On the desktop, Nvidia says, the GeForce GTX 680 is so efficient that it requires just two 6-pin power connectors instead of the one 6- and one 8-pin connector of today's top-end cards. On the laptop, Kepler's doubled efficiency applies to several new mobile GPUs—the GeForce GT 640M and 650M and gaming-laptop GeForce GTX 660M—as well.

The new architecture is making its briefcase debut in the GeForce GT 640M found in Acer's Aspire Timeline Ultra M3-581TG (price TBA), a 4.4-pound slimline with a 15.6-inch screen, onboard optical drive, Intel Core i7-2637M processor, and 256GB solid-state drive. At 20mm thick, the Timeline Ultra meets Intel's ultrabook specifications—and at 30-plus frames per second, it delivers playable gaming on its 1,366-by-768 display with titles that stymie other ultrabooks' integrated graphics. Nvidia anticipates a crop of design wins for laptops using Intel's forthcoming "Ivy Bridge" processors and aiming to combine performance, portability, and battery life.

Under the Hood
The building block or stream multiprocessor (SM) of the GeForce GTX 580's "Fermi" architecture combined control logic with 32 processing cores (CUDA cores, in Nvidia's terminology). By contrast, Kepler's design revolves around what's dubbed an SMX, with control logic plus 192 cores—more than enough to offset the power-saving move of running at 1x graphics clock instead of 2x. The GeForce GTX 680 features eight SMX blocks (1,536 cores) running at 1,006MHz; 128 texture units; eight geometry units; four raster units; and 32 ROP units. Each SMX's four warp schedulers have been redesigned with a focus on power efficiency, with a simple software pre-decode replacing complex hardware dependency checks. A new design for the processor execution core also focused on performance per watt, eliminating shader clock (introduced in the "Tesla" architecture as an area optimization, less of an issue for the 28-nanometer-process Kepler).

Kepler also introduces some image-quality improvements. Bindless textures (currently supported only in OpenGL, not DirectX) mean that the shader can reference a texture directly in memory, choosing from over a million unique textures for a scene rather than being restricted to just 128 slots in a binding table. Adaptive VSync technology dynamically turns vertical sync on and off to display frames at a more regular cadence, reducing stuttering while preventing tearing. TXAA is a new film-style antialiasing technique (an alternative to Nvidia's own FXAA, itself a higher-performance alternative to familiar multisample antialiasing or MSAA) that uses a high-quality resolve filter to smooth jagged lines and edges; Nvidia claims it offers the smoothness of 8x MSAA with the performance hit of 2x MSAA.
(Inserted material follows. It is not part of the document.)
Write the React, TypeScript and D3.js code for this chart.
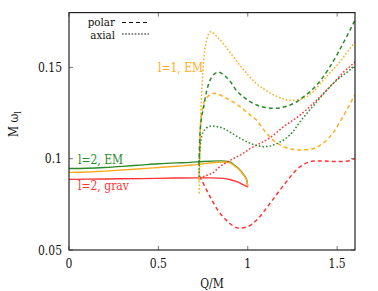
import * as d3 from "d3";

// tick values
const xTicks = [0, 0.5, 1, 1.5];
const xTickLabels = ["0", "0.5", "1", "1.5"];
const yTicks = [0.05, 0.1, 0.15];
const yTickLabels = ["0.05", "0.1", "0.15"];

// solid branches (Q/M, M omega)
const emL2Solid: [number, number][] = [
  [0, 0.0946], [0.1, 0.0948], [0.2, 0.0952], [0.3, 0.0958], [0.4, 0.0965], [0.5, 0.0972],
  [0.6, 0.0977], [0.677, 0.098], [0.75, 0.0985], [0.85, 0.0988], [0.9, 0.0982], [0.92, 0.0968],
  [0.95, 0.0945], [0.975, 0.0915], [0.994, 0.0885], [1.0, 0.0848],
];
const emL1Solid: [number, number][] = [
  [0, 0.0925], [0.1, 0.0927], [0.2, 0.0932], [0.3, 0.0938], [0.4, 0.0945], [0.5, 0.0952],
  [0.6, 0.0959], [0.677, 0.0964], [0.75, 0.0972], [0.8, 0.0978], [0.863, 0.0982], [0.9, 0.0978],
  [0.92, 0.0965], [0.95, 0.0942], [0.975, 0.0912], [0.994, 0.0882], [1.0, 0.0845],
];
const gravL2Solid: [number, number][] = [
  [0, 0.0887], [0.2, 0.0889], [0.4, 0.0891], [0.6, 0.0894], [0.7, 0.0895], [0.8, 0.0895],
  [0.863, 0.0892], [0.9, 0.0886], [0.938, 0.0874], [0.97, 0.086], [1.0, 0.0845],
];

// l=1 EM
const emL1Axial: [number, number][] = [
  [0.728, 0.081], [0.731, 0.1], [0.736, 0.12], [0.745, 0.14], [0.755, 0.155], [0.77, 0.165],
  [0.793, 0.1695], [0.83, 0.1665], [0.863, 0.163], [0.91, 0.157], [0.957, 0.151], [1.0, 0.146],
  [1.05, 0.141], [1.1, 0.1375], [1.143, 0.135], [1.19, 0.133], [1.237, 0.132], [1.28, 0.1322],
  [1.33, 0.134], [1.37, 0.137], [1.405, 0.141], [1.45, 0.146], [1.498, 0.151], [1.554, 0.158],
  [1.6, 0.164],
];
const emL1Polar: [number, number][] = [
  [0.728, 0.088], [0.731, 0.105], [0.737, 0.12], [0.75, 0.129], [0.77, 0.1335], [0.817, 0.1358],
  [0.863, 0.134], [0.91, 0.1315], [0.957, 0.1285], [1.013, 0.124], [1.05, 0.121], [1.1, 0.1145],
  [1.15, 0.1095], [1.2, 0.1066], [1.25, 0.1052], [1.293, 0.1048], [1.349, 0.1051], [1.4, 0.107],
  [1.442, 0.1102], [1.48, 0.1145], [1.517, 0.1203], [1.55, 0.126], [1.572, 0.13], [1.6, 0.135],
];

// l=2 EM
const emL2Polar: [number, number][] = [
  [0.727, 0.097], [0.731, 0.11], [0.738, 0.12], [0.751, 0.127], [0.77, 0.137], [0.8, 0.1449],
  [0.836, 0.1474], [0.87, 0.1455], [0.9, 0.1425], [0.94, 0.137], [0.975, 0.1339], [1.05, 0.1294],
  [1.1, 0.128], [1.162, 0.1276], [1.2, 0.1283], [1.237, 0.1294], [1.28, 0.1315], [1.311, 0.1339],
  [1.349, 0.1367], [1.386, 0.1404], [1.42, 0.1445], [1.46, 0.1504], [1.5, 0.157], [1.535, 0.1635],
  [1.57, 0.17], [1.6, 0.176],
];
const emL2Axial: [number, number][] = [
  [0.727, 0.09], [0.73, 0.1], [0.735, 0.108], [0.75, 0.1145], [0.775, 0.1172], [0.798, 0.1179],
  [0.83, 0.1175], [0.863, 0.1166], [0.91, 0.114], [0.957, 0.1112], [1.0, 0.109], [1.05, 0.1072],
  [1.087, 0.1066], [1.12, 0.1068], [1.16, 0.1082], [1.2, 0.1102], [1.25, 0.1145], [1.293, 0.1203],
  [1.34, 0.1258], [1.386, 0.1312], [1.43, 0.1362], [1.479, 0.1413], [1.53, 0.1455], [1.572, 0.1486],
  [1.6, 0.151],
];

// l=2 grav
const gravL2Polar: [number, number][] = [
  [0.73, 0.0905], [0.742, 0.0883], [0.765, 0.0838], [0.789, 0.0792], [0.83, 0.0722], [0.862, 0.0682],
  [0.9, 0.0645], [0.95, 0.062], [1.0, 0.0628], [1.05, 0.0664], [1.09, 0.071], [1.125, 0.0756],
  [1.17, 0.0815], [1.209, 0.0865], [1.25, 0.0915], [1.293, 0.0956], [1.33, 0.0977], [1.366, 0.0987],
  [1.42, 0.0988], [1.498, 0.0984], [1.56, 0.0988], [1.6, 0.1002],
];
const gravL2Axial: [number, number][] = [
  [0.73, 0.0895], [0.76, 0.0905], [0.808, 0.0925], [0.836, 0.095], [0.9, 0.099], [0.975, 0.103],
  [1.013, 0.1055], [1.06, 0.108], [1.125, 0.1115], [1.2, 0.1175], [1.293, 0.1239], [1.386, 0.1321],
  [1.479, 0.1413], [1.54, 0.1478], [1.572, 0.1505], [1.6, 0.153],
];

const GREEN = "#2a8a2a";
const ORANGE = "#ffad22";
const RED = "#ff3333";
const DASH = "4,3";
const DOT = "1.6,2";

const W = 378;
const H = 291;
const left = 69, right = 355, top = 12.6, bottom = 250;

export default function App() {
  const x = d3.scaleLinear().domain([0, 1.6]).range([left, right]);
  const y = d3.scaleLinear().domain([0.05, 0.18]).range([bottom, top]);
  const line = d3
    .line<[number, number]>()
    .x(d => x(d[0]))
    .y(d => y(d[1]))
    .curve(d3.curveMonotoneX);

  const curves = [
    { data: gravL2Polar, color: RED, dash: DASH },
    { data: gravL2Axial, color: RED, dash: DOT },
    { data: emL1Polar, color: ORANGE, dash: DASH },
    { data: emL1Axial, color: ORANGE, dash: DOT },
    { data: emL2Polar, color: GREEN, dash: DASH },
    { data: emL2Axial, color: GREEN, dash: DOT },
  ];

  return (
    <svg
      width={W}
      height={H}
      style={{
        position: "absolute",
        left: 0,
        top: 0,
        background: "#fff",
        fontFamily: '"DejaVu Serif Condensed", "DejaVu Serif", serif',
        fontStretch: "condensed",
        fontSize: 12,
      }}
    >
      <defs>
        <clipPath id="plot">
          <rect x={left} y={top} width={right - left} height={bottom - top} />
        </clipPath>
      </defs>

      {/* ticks */}
      {xTicks.map(t => (
        <g key={"x" + t}>
          <line x1={x(t)} x2={x(t)} y1={bottom} y2={bottom - 4} stroke="#777" />
          <line x1={x(t)} x2={x(t)} y1={top} y2={top + 4} stroke="#777" />
        </g>
      ))}
      {yTicks.map(t => (
        <g key={"y" + t}>
          <line x1={left} x2={left + 4} y1={y(t)} y2={y(t)} stroke="#777" />
          <line x1={right} x2={right - 4} y1={y(t)} y2={y(t)} stroke="#777" />
        </g>
      ))}

      <g clipPath="url(#plot)" fill="none">
        <path d={line(emL2Solid) ?? ""} stroke={GREEN} strokeWidth={1.4} />
        <path d={line(emL1Solid) ?? ""} stroke={ORANGE} strokeWidth={1.4} />
        <path d={line(gravL2Solid) ?? ""} stroke={RED} strokeWidth={1.4} />
        {curves.map((c, i) => (
          <path
            key={i}
            d={line(c.data) ?? ""}
            stroke={c.color}
            strokeWidth={1.5}
            strokeDasharray={c.dash}
          />
        ))}
      </g>

      {/* frame */}
      <rect
        x={left}
        y={top}
        width={right - left}
        height={bottom - top}
        fill="none"
        stroke="#222"
        strokeWidth={1.2}
      />

      {/* tick labels */}
      {xTicks.map((t, i) => (
        <text key={"xl" + t} x={x(t)} y={268} textAnchor="middle" fill="#111">
          {xTickLabels[i]}
        </text>
      ))}
      {yTicks.map((t, i) => (
        <text key={"yl" + t} x={62} y={y(t) + 4.5} textAnchor="end" fill="#111">
          {yTickLabels[i]}
        </text>
      ))}

      {/* axis titles */}
      <text x={212} y={288} textAnchor="middle" fill="#111">Q/M</text>
      <text transform="translate(17.5,124) rotate(-90)" textAnchor="middle" fill="#111">
        M ω<tspan fontSize={9} dy={3}>l</tspan>
      </text>

      {/* legend */}
      <text x={115} y={26} textAnchor="end" fill="#111" fontSize={11.5}>polar</text>
      <line x1={122} x2={149} y1={22.5} y2={22.5} stroke="#111" strokeWidth={1} strokeDasharray={DASH} />
      <text x={115} y={38.5} textAnchor="end" fill="#111" fontSize={11.5}>axial</text>
      <line x1={122} x2={149} y1={34} y2={34} stroke="#111" strokeWidth={1} strokeDasharray="1.6,1.6" />

      {/* annotations */}
      <text x={158} y={72} fill={ORANGE}>l=1, EM</text>
      <text x={78} y={163.5} fill={GREEN}>l=2, EM</text>
      <text x={78} y={190} fill={RED}>l=2, grav</text>
    </svg>
  );
}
The GTX 680 also supports single-GPU 3D Vision surround, supporting Nvidia's 3D Vision stereoscopic viewing on three monitors, and 4K (3,840 by 2,160 by 60Hz) resolution. The company's reference-design card features two DVI, one HDMI, and one DisplayPort 1.2 interface for four simultaneous displays.

On the mobile side, the portable Keplers support Nvidia's battery-saving Optimus technology that automatically switches the GPU on and off—flipping from discrete to integrated graphics, for example, when the user is doing office productivity work, then firing up the GPU for visually demanding applications such as games. The GeForce GT 640M and 650M are positioned as performance parts for mid- to high-end laptops, while the GeForce GTX 660M is supposed to enable a new class of thinner and lighter gaming laptops.

Indeed, you could even say that Kepler—though clearly designed to excel in desktop performance—marks a sea change in PC graphics, from bigger-louder-hotter, power-at-any-price designs to saner, quieter, and cooler products. Performance per watt is the new performance.